Para Cristina Pocaterra, que llegó a Miami en 1999, “cuanto más tiempo pasa, más difícil es volver”.
Ella arribó por motivos de trabajo, con la esperanza de regresar pronto. En 2003 tuvo gemelas en Miami, en 2014 se naturalizó y ahora ha presentado los trámites para que su madre, de 74 años, pueda convertirse en residente permanente.
“Nos tocó a todos desarrollarnos afuera y buscar otros caminos”, explicó Cristina, una consultora de empresas de 54 años. “Ya no tengo nada material en Venezuela”.
Como ella y Helene hay muchos más. Cansado de la inseguridad de Caracas, un joven que pidió no ser identificado por temor a represalias con su madre que vive en Venezuela, llegó en 2011 a Miami para hacer un posgrado. Pensaba que en cinco años cambiaría el gobierno y el volvería, pero se graduó con una maestría de administración de empresas, consiguió trabajo en finanzas, se convirtió en ciudadano estadounidense y ya no cree regresar. De hecho, este año ni siquiera planea ir de visita.

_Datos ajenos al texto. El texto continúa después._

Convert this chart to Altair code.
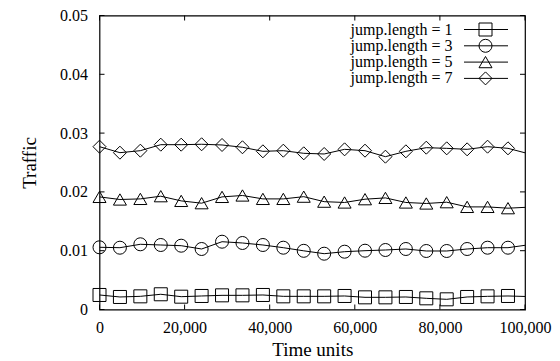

“La vida se volvió insostenible y son muy pocos los que regresan a Venezuela”, dijo el joven de 30 años mientras miraba fotos de un viaje que hizo a Caracas en 2013 para votar. “¿Qué esperanza hay hoy? No hay ninguna esperanza”.
Aquellos que han elegido permanecer en Estados Unidos se sienten cada vez más arraigados.
Helene y su esposo se convirtieron en ciudadanos estadounidenses. Tuvieron gemelos y un nieto en el sur de la Florida. Su madre viajó para ayudarla con los niños hace diez años, se casó con un estadounidense y se quedó a vivir. Entre sus cinco hijos, dos trabajan, uno estudia en la universidad y los dos menores van al colegio secundario. La única mujer quiere seguir la carrera militar. El esposo tiene una empresa de mudanzas y ella una oficina de ayuda a inmigrantes.
“Yo ya tengo raíces aquí, tengo mi vida hecha aquí”, aseguró.